Yes, it all takes some time


----------



## RefGent (Sep 23, 2015)

dands said:


> You know, whenever I come across threads about thinning, a lot of the real experts (cough Jon) say that to truly "thin" a knife down (not just thinning behind the edge), you'd be looking at hours spent on just lower grit stones alone. I'm assuming the knife needs a bit of work if you're looking to thin down the entire blade. Have you contacted any local professionals about just thinning the knife down for you maybe on their wheels?



I am a local professional . That is to say, I am a professional sharpener in my city and know who the others are and I am the most knowledgeable when it comes to stuff like adequately thinning BTE or Japanese knives in general. I have a lot to learn though, which is why I have started hanging out here.


----------



## kohtachi (Sep 23, 2015)

dands said:


> You know, whenever I come across threads about thinning, a lot of the real experts (cough Jon) say that to truly "thin" a knife down (not just thinning behind the edge), you'd be looking at hours spent on just lower grit stones alone. I'm assuming the knife needs a bit of work if you're looking to thin down the entire blade. Have you contacted any local professionals about just thinning the knife down for you maybe on their wheels?

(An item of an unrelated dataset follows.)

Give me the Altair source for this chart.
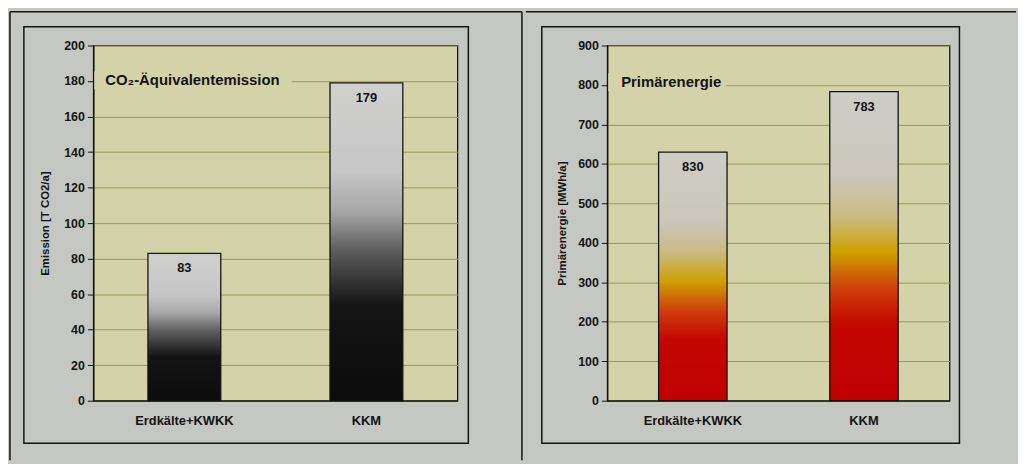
import altair as alt
import pandas as pd

# ---- data ----
categories = ["Erdkälte+KWKK", "KKM"]
emission = [83, 179]
emission_labels = ["83", "179"]
energy = [630, 783]
energy_labels = ["830", "783"]
emission_ticks = [0, 20, 40, 60, 80, 100, 120, 140, 160, 180, 200]
energy_ticks = [0, 100, 200, 300, 400, 500, 600, 700, 800, 900]

FONT = "Liberation Sans"
INK = "#141414"
PLOT_BG = "#d4d2a8"
PAGE_BG = "#c5c7c2"
H = 358

gray_grad = alt.Gradient(
    gradient="linear", x1=0, x2=0, y1=1, y2=0,
    stops=[
        alt.GradientStop(color="#0c0c0c", offset=0),
        alt.GradientStop(color="#141414", offset=0.3),
        alt.GradientStop(color="#5c5c5c", offset=0.47),
        alt.GradientStop(color="#a9a9a9", offset=0.6),
        alt.GradientStop(color="#c6c6c6", offset=0.72),
        alt.GradientStop(color="#d0d0cf", offset=1),
    ],
)
red_grad = alt.Gradient(
    gradient="linear", x1=0, x2=0, y1=1, y2=0,
    stops=[
        alt.GradientStop(color="#c00000", offset=0),
        alt.GradientStop(color="#c40800", offset=0.25),
        alt.GradientStop(color="#d03c0c", offset=0.36),
        alt.GradientStop(color="#cfa000", offset=0.48),
        alt.GradientStop(color="#c9bc84", offset=0.6),
        alt.GradientStop(color="#cac6b8", offset=0.72),
        alt.GradientStop(color="#cdccc6", offset=1),
    ],
)

one = pd.DataFrame({"k": [0]})


def rule(x, x2, y, y2, w=1.5):
    return alt.Chart(one).mark_rule(color=INK, strokeWidth=w).encode(
        x=alt.value(x), x2=alt.value(x2), y=alt.value(y), y2=alt.value(y2)
    )


def box(x, x2, y, y2):
    return alt.Chart(one).mark_rect(fillOpacity=0, stroke=INK, strokeWidth=1.5).encode(
        x=alt.value(x), x2=alt.value(x2), y=alt.value(y), y2=alt.value(y2)
    )


def panel(vals, labels, ticks, ymax, ytitle, title, grad, width, title_box_w, title_pos, frames, title_pad):
    df = pd.DataFrame({"cat": categories, "val": vals, "lab": labels})
    base = alt.Chart(df)
    x = alt.X(
        "cat:N", sort=categories, title=None,
        scale=alt.Scale(paddingInner=0.6, paddingOuter=0.3),
        axis=alt.Axis(labelAngle=0, ticks=False, labelPadding=14, labelFontSize=13,
                      labelFontWeight="bold", grid=False),
    )
    y = alt.Y(
        "val:Q", title=ytitle,
        scale=alt.Scale(domain=[0, ymax], nice=False, zero=True),
        axis=alt.Axis(values=ticks, tickSize=6, labelPadding=3, labelFontSize=12.5,
                      labelFontWeight="bold", titleFontSize=11.5, titleFontWeight="bold",
                      titlePadding=title_pad, grid=True, labelOverlap=False),
    )
    bars = base.mark_bar(fill=grad, stroke=INK, strokeWidth=1.3).encode(x=x, y=y)
    text = base.mark_text(dy=15, baseline="middle", fontSize=13, fontWeight="bold",
                          font=FONT, color=INK).encode(x=x, y=y, text="lab:N")
    tbg = alt.Chart(one).mark_rect(fill=PLOT_BG).encode(
        x=alt.value(1), x2=alt.value(title_box_w), y=alt.value(title_pos[1] - 9), y2=alt.value(title_pos[1] + 9)
    )
    ttl = alt.Chart(one).mark_text(align="left", baseline="middle", fontSize=15,
                                   fontWeight="bold", font=FONT, color=INK).encode(
        x=alt.value(title_pos[0]), y=alt.value(title_pos[1]), text=alt.value(title)
    )
    return alt.layer(*frames, tbg, bars, text, ttl).properties(width=width, height=H)


left = panel(
    emission, emission_labels, emission_ticks, 200, "Emission [T CO2/a]",
    "CO₂-Äquivalentemission", gray_grad, 367, 200, (12, 35),
    [
        rule(-84, -84, -34, 418),      # outer left line
        rule(-84, 432, -34, -34),      # outer top line
        rule(432, 432, -34, 418),      # divider
        box(-70, 378, -19, 401),       # inner chart box
    ],
    13,
)
right = panel(
    energy, energy_labels, energy_ticks, 900, "Primärenergie [MWh/a]",
    "Primärenergie", red_grad, 345, 120, (14, 37),
    [
        rule(-82, 412, -34, -34),      # outer top line continued
        box(-66, 355, -19, 401),       # inner chart box
    ],
    10,
)

chart = (
    alt.hconcat(left, right, spacing=0)
    .properties(padding=0, background=PAGE_BG)
    .configure_view(fill=PLOT_BG, stroke=INK, strokeWidth=1.3)
    .configure_axis(
        labelFont=FONT, titleFont=FONT, labelColor=INK, titleColor=INK,
        domainColor=INK, domainWidth=1.3, tickColor=INK, gridColor="#97985a", gridWidth=1,
    )
)

chart.save("out.html", embed_options={"renderer": "svg", "actions": False})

Take it to a pro if the cost is reasonable! or if your just doing it for the fun of it... try a belt sander then go to your stones!
I spent roughly 6+ hours trying to thin a stainless steel knife on different stones just for the hell of it.

good luck!


----------



## chefcomesback (Sep 23, 2015)

2x72 grinder 50-120 Norton then trizact belts a65, 45, 30 , voila


----------



## Asteger (Sep 23, 2015)

For those of us without grinders, thank heavens for Atomas


----------



## JBroida (Sep 23, 2015)

dands said:


> You know, whenever I come across threads about thinning, a lot of the real experts (cough Jon) say that to truly "thin" a knife down (not just thinning behind the edge), you'd be looking at hours spent on just lower grit stones alone. I'm assuming the knife needs a bit of work if you're looking to thin down the entire blade. Have you contacted any local professionals about just thinning the knife down for you maybe on their wheels?



i only say this because most people wait until things are really really bad before they thin... if you're on top of things, its really not long at all. Refinishing takes time though (on not wide bevel knives).


----------



## Asteger (Sep 23, 2015)

JBroida said:


> i only say this because most people wait until things are really really bad before they thin... if you're on top of things, its really not long at all. Refinishing takes time though (on not wide bevel knives).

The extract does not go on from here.